LISTING
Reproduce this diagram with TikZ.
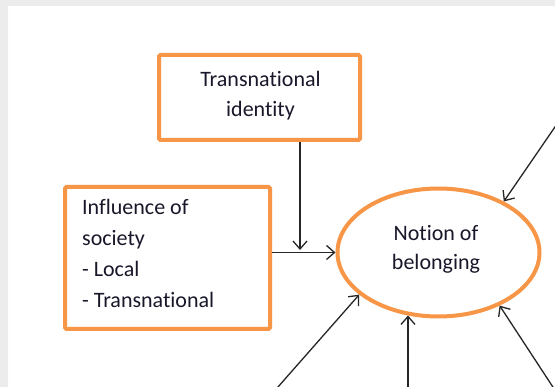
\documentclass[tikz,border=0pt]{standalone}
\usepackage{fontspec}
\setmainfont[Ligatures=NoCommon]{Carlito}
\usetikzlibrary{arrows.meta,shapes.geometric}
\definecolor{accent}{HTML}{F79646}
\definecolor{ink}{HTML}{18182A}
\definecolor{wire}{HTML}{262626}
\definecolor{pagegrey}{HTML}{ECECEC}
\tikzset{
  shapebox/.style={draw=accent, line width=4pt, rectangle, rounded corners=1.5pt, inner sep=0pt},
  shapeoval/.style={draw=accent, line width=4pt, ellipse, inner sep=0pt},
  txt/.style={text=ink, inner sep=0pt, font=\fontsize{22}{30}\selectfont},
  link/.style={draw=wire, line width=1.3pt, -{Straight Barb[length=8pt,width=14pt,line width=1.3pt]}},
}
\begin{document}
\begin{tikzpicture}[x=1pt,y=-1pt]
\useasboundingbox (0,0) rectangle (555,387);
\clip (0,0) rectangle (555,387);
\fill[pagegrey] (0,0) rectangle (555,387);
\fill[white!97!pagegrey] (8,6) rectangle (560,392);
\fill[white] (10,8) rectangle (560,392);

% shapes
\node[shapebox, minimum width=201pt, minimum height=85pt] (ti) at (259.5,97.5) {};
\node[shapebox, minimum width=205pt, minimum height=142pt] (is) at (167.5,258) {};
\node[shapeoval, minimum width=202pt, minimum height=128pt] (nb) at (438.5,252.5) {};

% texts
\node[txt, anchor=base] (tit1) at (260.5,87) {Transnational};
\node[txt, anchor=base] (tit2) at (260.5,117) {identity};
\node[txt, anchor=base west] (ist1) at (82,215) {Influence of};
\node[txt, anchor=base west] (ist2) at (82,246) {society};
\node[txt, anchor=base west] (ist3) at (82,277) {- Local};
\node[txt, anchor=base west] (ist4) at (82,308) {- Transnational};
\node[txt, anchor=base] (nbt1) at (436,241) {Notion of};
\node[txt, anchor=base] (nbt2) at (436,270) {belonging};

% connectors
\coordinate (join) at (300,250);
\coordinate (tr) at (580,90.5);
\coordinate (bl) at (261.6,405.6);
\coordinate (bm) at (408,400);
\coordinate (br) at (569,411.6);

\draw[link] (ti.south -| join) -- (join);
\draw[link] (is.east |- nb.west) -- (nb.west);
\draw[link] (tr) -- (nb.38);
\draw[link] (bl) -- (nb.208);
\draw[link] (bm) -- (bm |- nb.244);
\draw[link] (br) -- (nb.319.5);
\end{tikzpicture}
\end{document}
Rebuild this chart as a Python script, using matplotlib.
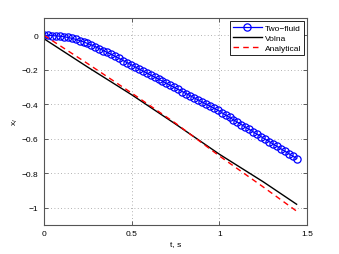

BRIEF
Reproduce each line word for word and drop the pictures.

ANSWER TO THE TASK
Reproduce this diagram with TikZ.
\documentclass[tikz,border=0pt]{standalone}
\usepackage{fontspec}
\setmainfont[Ligatures=NoCommon]{Carlito}
\usetikzlibrary{arrows.meta,shapes.geometric}
\definecolor{accent}{HTML}{F79646}
\definecolor{ink}{HTML}{18182A}
\definecolor{wire}{HTML}{262626}
\definecolor{pagegrey}{HTML}{ECECEC}
\tikzset{
  shapebox/.style={draw=accent, line width=4pt, rectangle, rounded corners=1.5pt, inner sep=0pt},
  shapeoval/.style={draw=accent, line width=4pt, ellipse, inner sep=0pt},
  txt/.style={text=ink, inner sep=0pt, font=\fontsize{22}{30}\selectfont},
  link/.style={draw=wire, line width=1.3pt, -{Straight Barb[length=8pt,width=14pt,line width=1.3pt]}},
}
\begin{document}
\begin{tikzpicture}[x=1pt,y=-1pt]
\useasboundingbox (0,0) rectangle (555,387);
\clip (0,0) rectangle (555,387);
\fill[pagegrey] (0,0) rectangle (555,387);
\fill[white!97!pagegrey] (8,6) rectangle (560,392);
\fill[white] (10,8) rectangle (560,392);

% shapes
\node[shapebox, minimum width=201pt, minimum height=85pt] (ti) at (259.5,97.5) {};
\node[shapebox, minimum width=205pt, minimum height=142pt] (is) at (167.5,258) {};
\node[shapeoval, minimum width=202pt, minimum height=128pt] (nb) at (438.5,252.5) {};

% texts
\node[txt, anchor=base] (tit1) at (260.5,87) {Transnational};
\node[txt, anchor=base] (tit2) at (260.5,117) {identity};
\node[txt, anchor=base west] (ist1) at (82,215) {Influence of};
\node[txt, anchor=base west] (ist2) at (82,246) {society};
\node[txt, anchor=base west] (ist3) at (82,277) {- Local};
\node[txt, anchor=base west] (ist4) at (82,308) {- Transnational};
\node[txt, anchor=base] (nbt1) at (436,241) {Notion of};
\node[txt, anchor=base] (nbt2) at (436,270) {belonging};

% connectors
\coordinate (join) at (300,250);
\coordinate (tr) at (580,90.5);
\coordinate (bl) at (261.6,405.6);
\coordinate (bm) at (408,400);
\coordinate (br) at (569,411.6);

\draw[link] (ti.south -| join) -- (join);
\draw[link] (is.east |- nb.west) -- (nb.west);
\draw[link] (tr) -- (nb.38);
\draw[link] (bl) -- (nb.208);
\draw[link] (bm) -- (bm |- nb.244);
\draw[link] (br) -- (nb.319.5);
\end{tikzpicture}
\end{document}
Rebuild this chart as a Python script, using matplotlib.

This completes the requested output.